TASK BRIEF: Which lines fall between the line holding "Write a Python" and the line holding "from matplotlib.ticker import MultipleLocator", inclusive? Retype them exactly, without the pictures, and add nothing else.

RECORDS FOR THE TASK:
****
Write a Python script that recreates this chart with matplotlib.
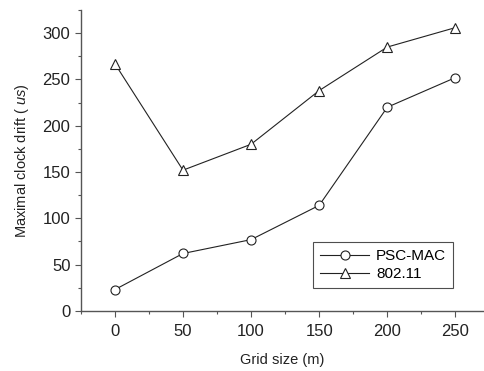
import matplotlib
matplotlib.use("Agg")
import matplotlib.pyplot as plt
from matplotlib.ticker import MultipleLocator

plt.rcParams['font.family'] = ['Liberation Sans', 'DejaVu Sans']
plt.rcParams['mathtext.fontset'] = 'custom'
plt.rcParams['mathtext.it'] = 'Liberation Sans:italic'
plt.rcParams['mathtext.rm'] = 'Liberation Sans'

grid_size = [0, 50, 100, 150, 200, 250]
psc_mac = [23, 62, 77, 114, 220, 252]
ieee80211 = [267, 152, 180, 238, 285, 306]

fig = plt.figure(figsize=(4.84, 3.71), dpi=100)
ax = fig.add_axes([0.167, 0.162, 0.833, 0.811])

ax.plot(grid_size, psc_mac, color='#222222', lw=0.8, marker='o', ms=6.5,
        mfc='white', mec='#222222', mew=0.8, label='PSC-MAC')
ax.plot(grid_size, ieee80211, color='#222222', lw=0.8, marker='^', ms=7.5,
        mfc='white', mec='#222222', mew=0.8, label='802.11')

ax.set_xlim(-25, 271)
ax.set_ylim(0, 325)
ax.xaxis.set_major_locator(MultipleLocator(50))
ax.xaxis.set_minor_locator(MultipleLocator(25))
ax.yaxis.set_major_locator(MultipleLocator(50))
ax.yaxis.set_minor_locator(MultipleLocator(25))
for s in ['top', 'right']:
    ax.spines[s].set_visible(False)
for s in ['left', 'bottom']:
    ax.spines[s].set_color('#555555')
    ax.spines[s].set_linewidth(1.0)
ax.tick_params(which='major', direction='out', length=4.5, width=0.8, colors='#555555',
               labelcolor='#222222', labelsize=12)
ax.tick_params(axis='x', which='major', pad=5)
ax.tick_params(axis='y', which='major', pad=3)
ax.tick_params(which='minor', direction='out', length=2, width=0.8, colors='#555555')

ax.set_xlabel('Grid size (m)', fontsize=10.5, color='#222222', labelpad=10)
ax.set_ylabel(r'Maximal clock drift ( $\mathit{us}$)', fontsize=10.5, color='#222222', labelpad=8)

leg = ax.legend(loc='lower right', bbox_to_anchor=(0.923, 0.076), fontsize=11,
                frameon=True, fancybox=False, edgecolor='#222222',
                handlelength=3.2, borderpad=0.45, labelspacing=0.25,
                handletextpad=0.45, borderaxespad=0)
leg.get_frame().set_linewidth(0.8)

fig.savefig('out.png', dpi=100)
****
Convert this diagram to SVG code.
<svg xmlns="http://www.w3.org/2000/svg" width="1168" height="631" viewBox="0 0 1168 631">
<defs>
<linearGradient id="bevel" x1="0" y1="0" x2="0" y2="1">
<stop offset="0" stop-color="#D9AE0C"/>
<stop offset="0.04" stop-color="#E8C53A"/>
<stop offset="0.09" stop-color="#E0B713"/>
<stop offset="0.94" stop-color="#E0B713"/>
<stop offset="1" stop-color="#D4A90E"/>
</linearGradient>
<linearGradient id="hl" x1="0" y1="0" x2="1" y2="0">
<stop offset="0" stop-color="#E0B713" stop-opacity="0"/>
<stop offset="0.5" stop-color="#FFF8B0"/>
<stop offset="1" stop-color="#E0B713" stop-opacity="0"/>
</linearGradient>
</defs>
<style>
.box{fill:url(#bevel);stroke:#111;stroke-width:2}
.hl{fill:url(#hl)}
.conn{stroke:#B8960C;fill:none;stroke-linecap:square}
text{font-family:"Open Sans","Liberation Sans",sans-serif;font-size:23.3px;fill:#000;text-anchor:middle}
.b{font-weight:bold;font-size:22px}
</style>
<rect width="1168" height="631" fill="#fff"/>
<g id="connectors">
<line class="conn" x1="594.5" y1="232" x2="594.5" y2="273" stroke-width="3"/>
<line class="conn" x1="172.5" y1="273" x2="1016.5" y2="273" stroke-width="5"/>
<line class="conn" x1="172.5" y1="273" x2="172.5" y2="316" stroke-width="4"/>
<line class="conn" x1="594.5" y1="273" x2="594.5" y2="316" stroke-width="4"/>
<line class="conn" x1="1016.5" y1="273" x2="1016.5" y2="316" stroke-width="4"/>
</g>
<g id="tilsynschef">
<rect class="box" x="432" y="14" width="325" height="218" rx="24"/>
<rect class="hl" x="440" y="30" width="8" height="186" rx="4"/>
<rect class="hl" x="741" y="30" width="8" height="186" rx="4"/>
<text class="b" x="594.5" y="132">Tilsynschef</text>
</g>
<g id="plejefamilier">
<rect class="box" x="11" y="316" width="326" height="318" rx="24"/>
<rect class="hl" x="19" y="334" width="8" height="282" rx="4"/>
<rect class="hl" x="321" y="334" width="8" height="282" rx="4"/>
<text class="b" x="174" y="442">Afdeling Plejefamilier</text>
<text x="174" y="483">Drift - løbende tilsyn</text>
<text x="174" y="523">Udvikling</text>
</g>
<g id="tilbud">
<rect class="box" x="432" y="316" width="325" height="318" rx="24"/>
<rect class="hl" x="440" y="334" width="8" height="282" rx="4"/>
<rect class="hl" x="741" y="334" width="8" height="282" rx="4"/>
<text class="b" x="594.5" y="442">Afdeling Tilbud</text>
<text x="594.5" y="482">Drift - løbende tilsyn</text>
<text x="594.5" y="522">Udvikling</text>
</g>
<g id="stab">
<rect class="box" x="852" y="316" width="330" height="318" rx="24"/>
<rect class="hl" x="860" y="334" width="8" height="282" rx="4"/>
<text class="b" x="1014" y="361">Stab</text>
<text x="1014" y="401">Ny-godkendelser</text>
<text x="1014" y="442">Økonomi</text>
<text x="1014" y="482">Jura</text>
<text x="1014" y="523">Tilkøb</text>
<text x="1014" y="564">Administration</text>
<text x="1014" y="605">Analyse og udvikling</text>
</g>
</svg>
****
ANSWER TO THE PROBLEM:
Write a Python script that recreates this chart with matplotlib.
import matplotlib
matplotlib.use("Agg")
import matplotlib.pyplot as plt
from matplotlib.ticker import MultipleLocator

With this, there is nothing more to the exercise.